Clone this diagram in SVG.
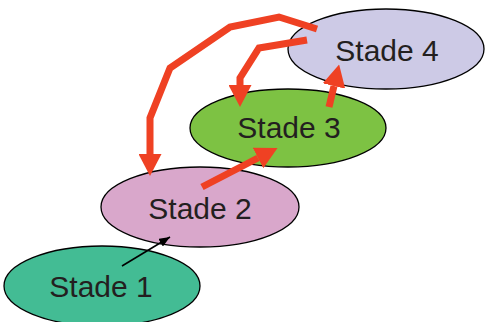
<svg xmlns="http://www.w3.org/2000/svg" width="485" height="322" viewBox="0 0 485 322">
  <style>
    .stage ellipse { stroke: #000; stroke-width: 1.3; }
    .stage text { font-family: "Liberation Sans", Arial, sans-serif; font-size: 30px; fill: #231f20; text-anchor: middle; }
    .flow { fill: none; stroke: #ef4123; stroke-width: 7; stroke-linejoin: miter; }
    .step { fill: none; stroke: #000; stroke-width: 1.6; }
  </style>
  <defs>
    <marker id="redHead" viewBox="0 0 10 10" refX="0" refY="5" markerWidth="22" markerHeight="23" markerUnits="userSpaceOnUse" orient="auto" preserveAspectRatio="none">
      <path d="M0,0 L10,5 L0,10 Z" fill="#ef4123"/>
    </marker>
    <marker id="blackHead" viewBox="0 0 10 10" refX="10" refY="5" markerWidth="11" markerHeight="9" markerUnits="userSpaceOnUse" orient="auto" preserveAspectRatio="none">
      <path d="M0,0 L10,5 L0,10 Z" fill="#000"/>
    </marker>
  </defs>

  <g id="stade4" class="stage">
    <ellipse cx="386" cy="49" rx="98" ry="40" fill="#cdcae6"/>
    <text x="387" y="61">Stade 4</text>
  </g>
  <g id="stade3" class="stage">
    <ellipse cx="288" cy="128" rx="98" ry="39" fill="#7dc243"/>
    <text x="289" y="138">Stade 3</text>
  </g>
  <g id="stade2" class="stage">
    <ellipse cx="200" cy="207" rx="99" ry="40" fill="#d9a7cb"/>
    <text x="200" y="219">Stade 2</text>
  </g>
  <g id="stade1" class="stage">
    <ellipse cx="102" cy="286" rx="98" ry="40" fill="#43bc94"/>
    <text x="101" y="297">Stade 1</text>
  </g>

  <g id="connectors">
    <polyline class="step" points="122,266 170,237" marker-end="url(#blackHead)"/>
    <polyline class="flow" points="202,187 258,158" marker-end="url(#redHead)"/>
    <polyline class="flow" points="329,107 334,86" marker-end="url(#redHead)"/>
    <polyline class="flow" points="307,40 259,48 240,78 240,85" marker-end="url(#redHead)"/>
    <polyline class="flow" points="317,29 279,17 230,27 170,68 150,118 150,154" marker-end="url(#redHead)"/>
  </g>
</svg>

***

Task to carry out: All of the material above needs to be restated exactly, with no pictures.

Exercise solution:
Clone this diagram in SVG.
<svg xmlns="http://www.w3.org/2000/svg" width="485" height="322" viewBox="0 0 485 322">
  <style>
    .stage ellipse { stroke: #000; stroke-width: 1.3; }
    .stage text { font-family: "Liberation Sans", Arial, sans-serif; font-size: 30px; fill: #231f20; text-anchor: middle; }
    .flow { fill: none; stroke: #ef4123; stroke-width: 7; stroke-linejoin: miter; }
    .step { fill: none; stroke: #000; stroke-width: 1.6; }
  </style>
  <defs>
    <marker id="redHead" viewBox="0 0 10 10" refX="0" refY="5" markerWidth="22" markerHeight="23" markerUnits="userSpaceOnUse" orient="auto" preserveAspectRatio="none">
      <path d="M0,0 L10,5 L0,10 Z" fill="#ef4123"/>
    </marker>
    <marker id="blackHead" viewBox="0 0 10 10" refX="10" refY="5" markerWidth="11" markerHeight="9" markerUnits="userSpaceOnUse" orient="auto" preserveAspectRatio="none">
      <path d="M0,0 L10,5 L0,10 Z" fill="#000"/>
    </marker>
  </defs>

  <g id="stade4" class="stage">
    <ellipse cx="386" cy="49" rx="98" ry="40" fill="#cdcae6"/>
    <text x="387" y="61">Stade 4</text>
  </g>
  <g id="stade3" class="stage">
    <ellipse cx="288" cy="128" rx="98" ry="39" fill="#7dc243"/>
    <text x="289" y="138">Stade 3</text>
  </g>
  <g id="stade2" class="stage">
    <ellipse cx="200" cy="207" rx="99" ry="40" fill="#d9a7cb"/>
    <text x="200" y="219">Stade 2</text>
  </g>
  <g id="stade1" class="stage">
    <ellipse cx="102" cy="286" rx="98" ry="40" fill="#43bc94"/>
    <text x="101" y="297">Stade 1</text>
  </g>

  <g id="connectors">
    <polyline class="step" points="122,266 170,237" marker-end="url(#blackHead)"/>
    <polyline class="flow" points="202,187 258,158" marker-end="url(#redHead)"/>
    <polyline class="flow" points="329,107 334,86" marker-end="url(#redHead)"/>
    <polyline class="flow" points="307,40 259,48 240,78 240,85" marker-end="url(#redHead)"/>
    <polyline class="flow" points="317,29 279,17 230,27 170,68 150,118 150,154" marker-end="url(#redHead)"/>
  </g>
</svg>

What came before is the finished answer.